3. Do not take on any new, long-term expenses. Samples of long-term expenses you should not sign up for at this time:
• Car leases. Nearly impossible to break, and you won’t own the car.
• Luxury car purchases. Any car you can’t afford is a luxury car. The payments and upkeep should be easy to cover each month, or don’t buy it.
• Magazine subscriptions. You pay it all in advance and you can’t get a refund.
• Sporting and cultural subscriptions. This is not the moment to commit hundreds or thousands of dollars far in advance. Put the cash in savings instead, and buy as you go. You could lose your job and have to move to another city and miss seeing the games or the shows.
• A purchase loan at a fixed rate whose total you couldn’t pay off this month if you had to. This could be for furniture, appliances, home improvement services, or any other big ticket item. This is not the right moment for big-ticket items. Sometimes they offer a nice deal, but what if you lose your job tomorrow? How will you pay off your debt?
• Any debt that you will not be able to pay in full if you lose your job tomorrow.
• Buying a new house unless you have the cash. Yes, it’s a buyer’s market. But unless you plan to live in the new house less expensively than in your current home, and have already sold that house, don’t do it.
• Overshopping, such as buying multiples of clothing or accessories. Assume that soon you may have no money to put in those handbags.
• Travel or other luxury spending, including electronics, clothing, and other toys. Don’t treat yourself to a blowout expense right now. You might very much regret that week at the beach or huge television when you’re scrambling to pay your power bill.

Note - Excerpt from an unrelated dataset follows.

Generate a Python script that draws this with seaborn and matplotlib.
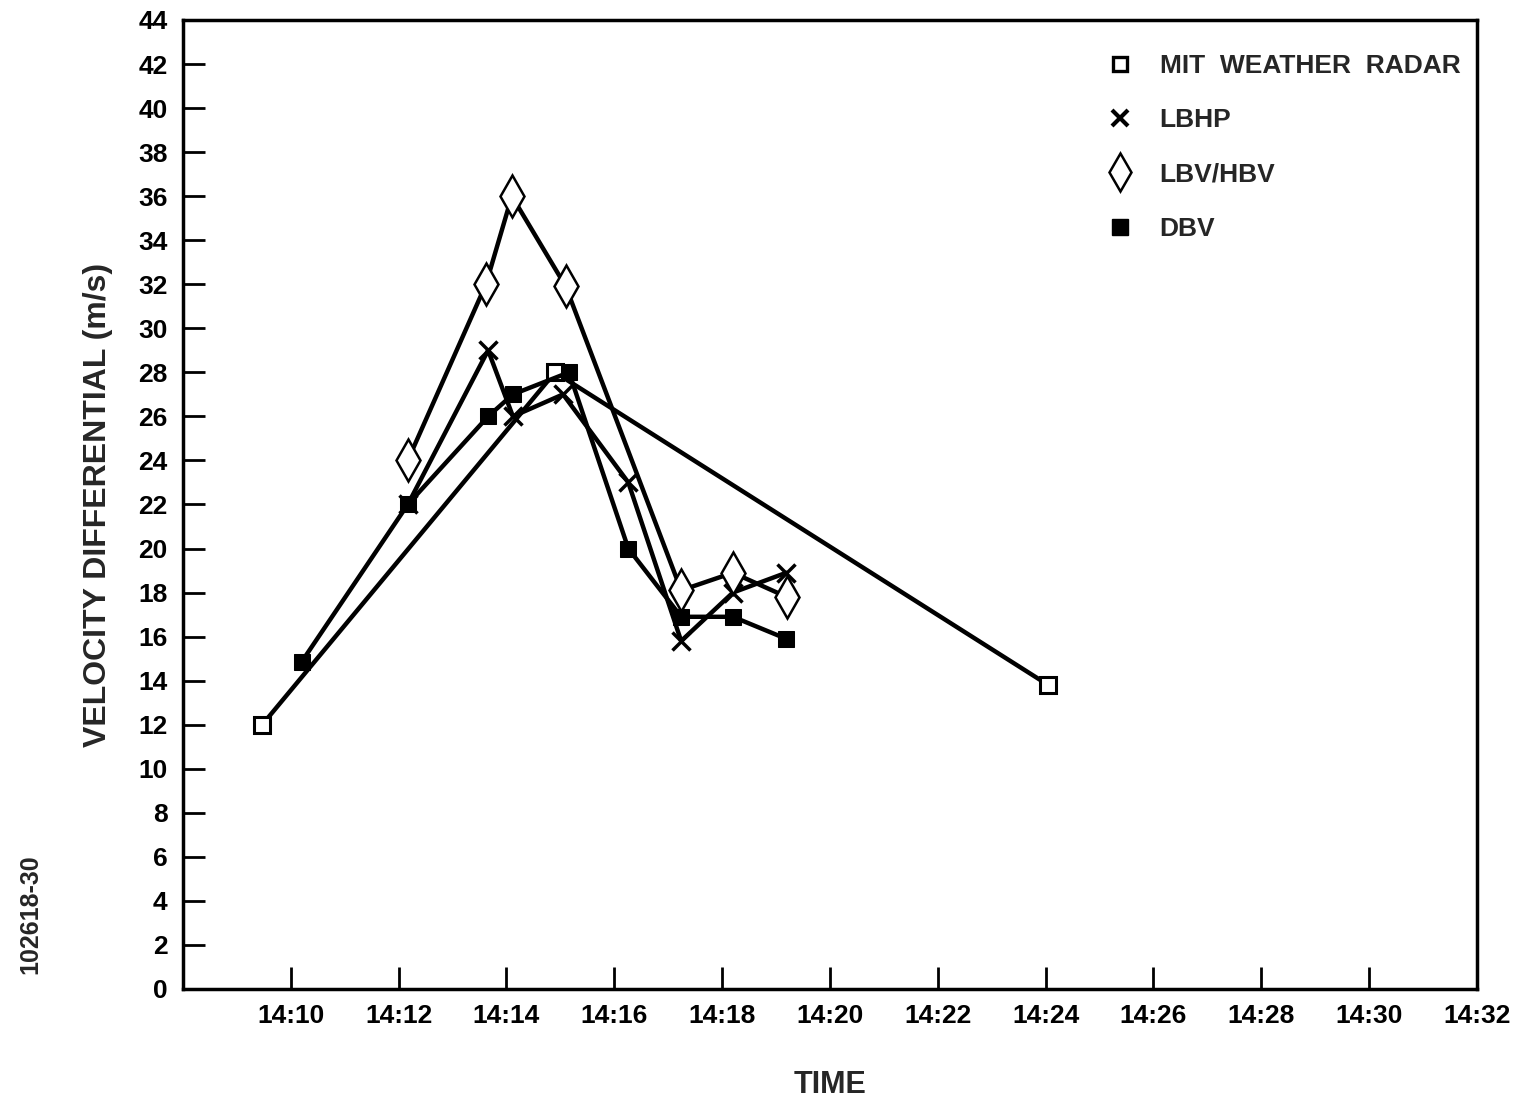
import numpy as np
import pandas as pd
import matplotlib
matplotlib.use("Agg")
import matplotlib.pyplot as plt
from matplotlib.lines import Line2D
import seaborn as sns

# minutes after 14:00, velocity differential (m/s)
mit_t = [9.47, 14.9, 24.05]
mit_v = [12, 28, 13.8]

lbhp_t = [12.17, 13.66, 14.12, 15.05, 16.26, 17.24, 18.2, 19.19]
lbhp_v = [22, 29, 26, 27, 23, 15.8, 18, 18.9]

lbv_t = [12.17, 13.62, 14.1, 15.1, 17.24, 18.2, 19.2]
lbv_v = [24, 32, 36, 31.9, 18.1, 18.9, 17.8]

dbv_t = [10.2, 12.17, 13.66, 14.12, 15.16, 16.26, 17.24, 18.2, 19.19]
dbv_v = [14.85, 22, 26, 27, 28, 20, 16.9, 16.9, 15.9]

names = ["MIT  WEATHER  RADAR", "LBHP", "LBV/HBV", "DBV"]
x_ticks = list(range(10, 33, 2))
y_ticks = list(range(0, 45, 2))

sns.set_style("white")
plt.rcParams['font.family'] = ['Liberation Sans', 'DejaVu Sans']

fig = plt.figure(figsize=(15.17, 10.98), dpi=100)
ax = fig.add_axes([0.1206, 0.0993, 0.853, 0.8825])

series = [
    (mit_t, mit_v, dict(marker="s", markersize=12, markerfacecolor="white",
                        markeredgecolor="black", markeredgewidth=2.2)),
    (lbhp_t, lbhp_v, dict(marker="x", markersize=13, markeredgecolor="black",
                          markeredgewidth=2.5)),
    (lbv_t, lbv_v, dict(marker="d", markersize=21, markerfacecolor="white",
                        markeredgecolor="black", markeredgewidth=1.8)),
    (dbv_t, dbv_v, dict(marker="s", markersize=12, markerfacecolor="black",
                        markeredgecolor="black")),
]

for i, (t, v, mk) in enumerate(series):
    df = pd.DataFrame({"t": t, "v": v})
    sns.lineplot(data=df, x="t", y="v", sort=False, color="black",
                 linewidth=3.2, ax=ax, zorder=3 + i, **mk)

ax.set_xlim(8, 32)
ax.set_ylim(0, 44)
ax.set_xticks(x_ticks)
ax.set_xticklabels([f"14:{m:02d}" for m in x_ticks])
ax.set_yticks(y_ticks)
ax.tick_params(direction="in", length=16, width=2, colors="black",
               labelsize=19, pad=11, top=False, right=False,
               bottom=True, left=True)
for lab in ax.get_xticklabels() + ax.get_yticklabels():
    lab.set_fontweight("bold")
for s in ax.spines.values():
    s.set_linewidth(2.5)
    s.set_color("black")

ax.set_xlabel("TIME", fontsize=22, fontweight="bold", labelpad=30)
ax.set_ylabel("VELOCITY DIFFERENTIAL (m/s)", fontsize=23, fontweight="bold",
              labelpad=18)

handles = [
    Line2D([], [], linestyle="none", marker="s", markersize=10,
           markerfacecolor="white", markeredgecolor="black", markeredgewidth=2.4),
    Line2D([], [], linestyle="none", marker="x", markersize=12,
           markeredgecolor="black", markeredgewidth=3),
    Line2D([], [], linestyle="none", marker="d", markersize=19,
           markerfacecolor="white", markeredgecolor="black", markeredgewidth=1.8),
    Line2D([], [], linestyle="none", marker="s", markersize=12,
           markerfacecolor="black", markeredgecolor="black"),
]
leg = ax.legend(handles, names, loc="upper left", frameon=False,
                fontsize=19, labelspacing=1.15, handlelength=1.0,
                handletextpad=1.0, borderpad=0, borderaxespad=0,
                bbox_to_anchor=(0.714, 0.965))
for txt in leg.get_texts():
    txt.set_fontweight("bold")

fig.text(0.02, 0.167, "102618-30", rotation=90, fontsize=18, fontweight="bold",
         ha="center", va="center")

fig.savefig("out.png", dpi=100)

• Committing in advance to specific dollar amount of charitable giving. You might end up unable to make good on your pledge. Or you might try to sustain it at the cost of being short in some other area. Make your dollars go further by utilizing corporate matching funds or joining matching funds drives.
• Voluntary plastic surgery, lasik, braces, or other items that would lock you into a loan for a year or more. The exception is when disfigurement is too obvious and could cost you socially or financially.

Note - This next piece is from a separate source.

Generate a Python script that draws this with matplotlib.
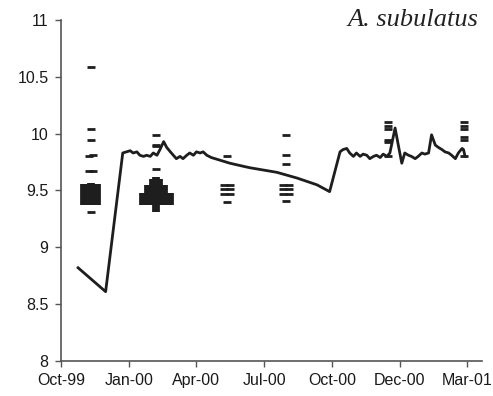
import matplotlib
matplotlib.use("Agg")
import matplotlib.pyplot as plt

# ---- data ----
x_tick_days = [0, 91, 182, 273, 364, 455, 546]
x_tick_labels = ["Oct-99", "Jan-00", "Apr-00", "Jul-00", "Oct-00", "Dec-00", "Mar-01"]
y_ticks = [8, 8.5, 9, 9.5, 10, 10.5, 11]
y_tick_labels = ["8", "8.5", "9", "9.5", "10", "10.5", "11"]

line_days = [23, 60, 83, 88, 93, 97, 102, 106, 111, 115,
             120, 124, 129, 133, 138, 142, 147, 151, 155, 160,
             164, 169, 173, 178, 182, 187, 191, 196, 202, 227,
             247, 254, 290, 317, 344, 361, 375, 379, 384, 388,
             393, 397, 402, 406, 411, 415, 420, 424, 429, 433,
             438, 442, 449, 453, 458, 462, 467, 471, 476, 480,
             485, 489, 494, 498, 503, 507, 512, 516, 521, 525,
             530, 534, 539, 541, 543]
line_vals = [8.82, 8.61, 9.83, 9.84, 9.85, 9.83, 9.84, 9.81, 9.80, 9.81,
             9.80, 9.83, 9.81, 9.86, 9.93, 9.88, 9.84, 9.81, 9.78, 9.80,
             9.78, 9.81, 9.83, 9.81, 9.84, 9.83, 9.84, 9.81, 9.79, 9.74,
             9.71, 9.70, 9.66, 9.61, 9.55, 9.49, 9.84, 9.86, 9.87, 9.83,
             9.80, 9.83, 9.80, 9.82, 9.81, 9.78, 9.80, 9.81, 9.79, 9.82,
             9.80, 9.83, 10.05, 9.91, 9.74, 9.83, 9.81, 9.80, 9.78, 9.80,
             9.83, 9.82, 9.83, 9.99, 9.90, 9.88, 9.86, 9.84, 9.83, 9.81,
             9.78, 9.83, 9.87, 9.86, 9.80]

# individual measurements (dash marks), grouped by sampling campaign
c1_days = [40, 40, 40, 37, 43, 37, 43, 40]
c1_vals = [10.59, 10.04, 9.94, 9.80, 9.81, 9.67, 9.67, 9.31]
# densely overlapping measurements: column day, lowest and highest value
c1_dense_days = [31, 40, 49]
c1_dense_low = [9.37, 9.37, 9.37]
c1_dense_high = [9.56, 9.57, 9.56]

c2_days = [128, 128, 128, 128]
c2_vals = [9.99, 9.90, 9.89, 9.69]
c2_dense_days = [110, 117, 124, 128, 132, 139, 146]
c2_dense_low = [9.37, 9.37, 9.37, 9.31, 9.37, 9.37, 9.37]
c2_dense_high = [9.48, 9.545, 9.60, 9.615, 9.60, 9.545, 9.48]

c3_days = [223, 223, 219, 227, 219, 227, 219, 227]
c3_vals = [9.80, 9.40, 9.55, 9.55, 9.51, 9.51, 9.47, 9.47]

c4_days = [302, 302, 302, 302, 298, 306, 298, 306, 298, 306]
c4_vals = [9.99, 9.81, 9.73, 9.41, 9.55, 9.55, 9.51, 9.51, 9.47, 9.47]

c5_days = [439, 439, 439, 439, 439, 439]
c5_vals = [10.10, 10.07, 10.04, 9.94, 9.93, 9.80]

c6_days = [542, 542, 542, 542, 542, 542]
c6_vals = [10.10, 10.07, 10.04, 9.97, 9.94, 9.80]

# ---- figure ----
fig = plt.figure(figsize=(4.93, 3.96), dpi=100)
ax = fig.add_axes([0.1237, 0.0884, 0.978 - 0.1237, 0.9495 - 0.0884])

dark = "#1e1e1e"
mk = dict(ls="none", marker="_", ms=5.6, mew=2.0, color=dark)

for d, v in [(c1_days, c1_vals), (c2_days, c2_vals), (c3_days, c3_vals),
             (c4_days, c4_vals), (c5_days, c5_vals), (c6_days, c6_vals)]:
    ax.plot(d, v, **mk)

for d, lo, hi in [(c1_dense_days, c1_dense_low, c1_dense_high),
                  (c2_dense_days, c2_dense_low, c2_dense_high)]:
    lc = ax.vlines(d, lo, hi, colors=dark, linewidth=5.6)
    lc.set_capstyle("butt")

ax.plot(line_days, line_vals, color=dark, lw=2.0, solid_joinstyle="round")

ax.set_xlim(0, 566)
ax.set_ylim(8, 11)
ax.set_xticks(x_tick_days)
ax.set_xticklabels(x_tick_labels)
ax.set_yticks(y_ticks)
ax.set_yticklabels(y_tick_labels)

for s in ("top", "right"):
    ax.spines[s].set_visible(False)
for s in ("left", "bottom"):
    ax.spines[s].set_color("#555555")
    ax.spines[s].set_linewidth(1.2)

ax.tick_params(axis="both", direction="out", length=4, width=1, color="#555555",
               labelsize=11.5, labelcolor="#1a1a1a")
ax.tick_params(axis="y", pad=5)
ax.tick_params(axis="x", pad=5)
for lab in ax.get_xticklabels() + ax.get_yticklabels():
    lab.set_fontfamily("Liberation Sans")

ax.text(0.99, 1.0, "A. subulatus", transform=ax.transAxes, ha="right", va="center",
        fontsize=19, fontstyle="italic", family="Liberation Serif", color="#222222")

fig.savefig("out.png", dpi=100)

• Organizing containers. You can organize your stuff without buying new stuff.
If we all followed this advice, then we’d be helping creating a depression by not spending. Which would not be a good thing for the nation’s economy in the short term. But we aren’t all going to be smart about our money. Some of us are going to keep on spending the same old way, buying too much junk, overextending ourselves with loans, and just hoping that it won’t all come crashing down on us. Not a good approach in an uncertain economy. Choose not to take this dead-end route. Instead, be one of the smart people. Think ahead to what you’ll need in the coming year, and take action.